Trump appeared to follow some deeper centuries-old political lessons: he consistently made the weather. He understood that it is more important to strike a clear position on an issue, even if it appears unpopular or against the conventional wisdom. Contrast that with Clinton’s pusillanimity on everything from trade to transgender rights and gay marriage. He took every opportunity to express strength and what Machiavelli called ‘virtù’, not virtue, but ‘martial spirit and the achievement of great things’. He bore down on voters’ core needs for economic and material security. Machiavelli’s name was besmirched for centuries primarily by the Church because he contradicted their dogma and their dominance. He saw deeper truths which they wished away. Sound familiar?

It must be hoped that the Democrats (and Labour in Britain) do not do the same. The US and UK are divided, from top to bottom, in a way we haven’t seen since the 1960s. Trump’s policies – even in his current, centrist pragmatist pose and not the cartoonish shitforbrains we saw on the campaign trail – will likely do nothing for the poor folk of the Rustbelt who carried him over the line. But that doesn’t make a comeback inevitable. Remember the other times when conservatives the media labelled ‘divisive’, ‘dangerously unprepared’ or ‘extreme’ have won power – think Reagan in 1980, George W. Bush in 2000 or Nixon in 1968 – they went on to be re-elected with thumping majorities. Just being ‘different’ – as appears to be the forlorn hope of the clique around Jeremy Corbyn – simply isn’t enough.

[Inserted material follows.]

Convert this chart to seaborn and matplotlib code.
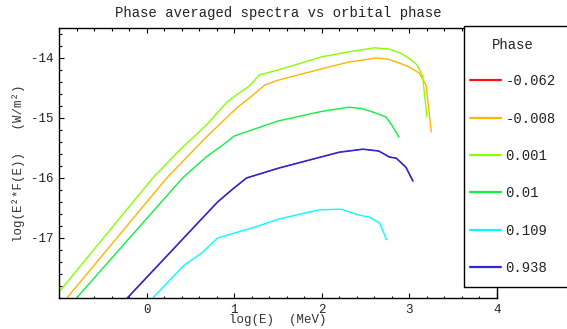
import numpy as np
import pandas as pd
import matplotlib
matplotlib.use("Agg")
import matplotlib.pyplot as plt
import seaborn as sns
from matplotlib.patches import Rectangle
from matplotlib.lines import Line2D
from matplotlib.ticker import MultipleLocator, FormatStrFormatter

# ---- data ----
phases = ["-0.062", "-0.008", "0.001", "0.01", "0.109", "0.938"]
colors = ["#ff1010", "#ffb400", "#88ff00", "#10ee40", "#00ffff", "#2a2ad0"]

x_m0062 = [-0.22, 0.81, 0.97, 1.14, 1.52, 1.86, 2.2, 2.47, 2.65, 2.77, 2.85, 2.96, 3.04]
y_m0062 = [-18.0, -16.4, -16.2, -16.0, -15.83, -15.7, -15.57, -15.52, -15.55, -15.65, -15.67, -15.82, -16.05]

x_m0008 = [-0.91, 0.23, 0.68, 1.03, 1.17, 1.35, 1.5, 2.0, 2.3, 2.62, 2.76, 2.86, 3.0, 3.11, 3.19, 3.25]
y_m0008 = [-18.0, -16.0, -15.32, -14.83, -14.67, -14.45, -14.37, -14.18, -14.07, -14.0, -14.02, -14.07, -14.15, -14.25, -14.45, -15.23]

x_0001 = [-1.0, 0.07, 0.38, 0.68, 0.92, 1.02, 1.17, 1.29, 1.5, 2.0, 2.3, 2.6, 2.77, 2.9, 3.02, 3.09, 3.15, 3.2]
y_0001 = [-17.9, -16.0, -15.53, -15.12, -14.73, -14.62, -14.47, -14.28, -14.2, -13.98, -13.9, -13.83, -13.85, -13.92, -14.03, -14.12, -14.3, -14.98]

x_001 = [-0.8, 0.41, 0.68, 0.87, 1.0, 1.5, 2.0, 2.31, 2.45, 2.58, 2.73, 2.8, 2.88]
y_001 = [-18.0, -16.0, -15.65, -15.45, -15.3, -15.05, -14.89, -14.82, -14.84, -14.9, -14.98, -15.12, -15.32]

x_0109 = [0.07, 0.43, 0.63, 0.81, 1.23, 1.52, 1.97, 2.22, 2.43, 2.54, 2.66, 2.74]
y_0109 = [-18.0, -17.45, -17.25, -17.0, -16.82, -16.68, -16.53, -16.52, -16.62, -16.65, -16.75, -17.03]

x_0938 = [-0.22, 0.81, 0.97, 1.14, 1.52, 1.86, 2.2, 2.47, 2.65, 2.77, 2.85, 2.96, 3.04]
y_0938 = [-18.0, -16.4, -16.2, -16.0, -15.83, -15.7, -15.57, -15.52, -15.55, -15.65, -15.67, -15.82, -16.05]

xs = [x_m0062, x_m0008, x_0001, x_001, x_0109, x_0938]
ys = [y_m0062, y_m0008, y_0001, y_001, y_0109, y_0938]

frames = []
for p, xv, yv in zip(phases, xs, ys):
    frames.append(pd.DataFrame({"logE": xv, "logF": yv, "Phase": p}))
df = pd.concat(frames, ignore_index=True)

# ---- style ----
sns.set_theme(style="ticks", rc={
    "xtick.direction": "in", "ytick.direction": "in",
    "xtick.top": True, "ytick.right": True,
    "xtick.major.size": 3.5, "ytick.major.size": 3.5,
    "xtick.minor.size": 1.8, "ytick.minor.size": 1.8,
    "xtick.major.width": 0.8, "ytick.major.width": 0.8,
    "xtick.minor.width": 0.8, "ytick.minor.width": 0.8,
    "xtick.color": "black", "ytick.color": "black",
})
mono = "Liberation Mono"
plt.rcParams["font.family"] = [mono, "DejaVu Sans"]
plt.rcParams["axes.unicode_minus"] = False

W, H = 567, 329
fig = plt.figure(figsize=(W / 100, H / 100), dpi=100)
L, R, T, B = 59, 497, 28, 298
ax = fig.add_axes([L / W, 1 - B / H, (R - L) / W, (B - T) / H])

sns.lineplot(data=df, x="logE", y="logF", hue="Phase", hue_order=phases,
             palette=dict(zip(phases, colors)), sort=False, estimator=None,
             units="Phase", linewidth=1.0, legend=False, ax=ax)
# the hidden red curve lies exactly beneath the blue one: keep it thinner
ax.lines[0].set_linewidth(0.6)
ax.lines[-1].set_linewidth(1.2)

ax.set_xlim(-1, 4)
ax.set_ylim(-18, -13.5)
ax.set_xticks([0, 1, 2, 3, 4])
ax.set_yticks([-17, -16, -15, -14])
ax.xaxis.set_minor_locator(MultipleLocator(0.2))
ax.yaxis.set_minor_locator(MultipleLocator(0.2))
ax.xaxis.set_major_formatter(FormatStrFormatter("%d"))
ax.yaxis.set_major_formatter(FormatStrFormatter("%d"))

ax.tick_params(which="both", direction="in", top=True, right=True,
               bottom=True, left=True,
               color="black", width=0.8, labelsize=9, labelcolor="#222222")
ax.tick_params(which="major", length=3.5, pad=4)
ax.tick_params(which="minor", length=1.8)
for s in ax.spines.values():
    s.set_visible(True)
    s.set_color("black")
    s.set_linewidth(1.0)

ax.set_title("Phase averaged spectra vs orbital phase", fontsize=10,
             color="#222222", pad=8)
ax.set_xlabel("log(E)  (MeV)", fontsize=9, color="#333333", labelpad=-1)
ax.set_ylabel("log(E²*F(E))   (W/m²)", fontsize=9, color="#333333", labelpad=4)

# legend box covering right part of the axes
rect = Rectangle((464 / W, 1 - 287 / H), 0.5, (287 - 26) / H,
                 transform=fig.transFigure, facecolor="white",
                 edgecolor="black", linewidth=1.0, zorder=3)
fig.patches.append(rect)

handles = [Line2D([0], [0], color=c, lw=1.6) for c in colors]
leg = fig.legend(handles, phases, loc="upper left",
                 bbox_to_anchor=(470 / W, 1 - 38 / H), bbox_transform=fig.transFigure,
                 frameon=False, title="Phase", fontsize=10, title_fontsize=10,
                 handlelength=2.25, handletextpad=0.3, labelspacing=1.68,
                 borderpad=0.0, borderaxespad=0.0)
leg.set_zorder(4)
for t in leg.get_texts():
    t.set_color("#222222")
leg.get_title().set_color("#222222")
leg._legend_box.sep = 16

fig.savefig("out.png", dpi=100)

A strong, smart and savvy opposition is more essential than ever. To preserve the safety net, to stand up for minority rights and liberties. And to protect the victims of the forthcoming economic crisis, which ‘Trumponomics’ will only accelerate. But liberals will have to begin by listening to the people they’ve spent the past year or two labelling ‘Deplorable’, or sneering at for hoisting a flag. Liberals and labourites must own their failure – they had almost nothing to say in the face of concerns over immigration or stagnant wages, except tired tropes about ‘green jobs’ and globalisation. They need a new song that the electorate can whistle too, or discover the one thing in politics worse than losing an election: Irrelevance.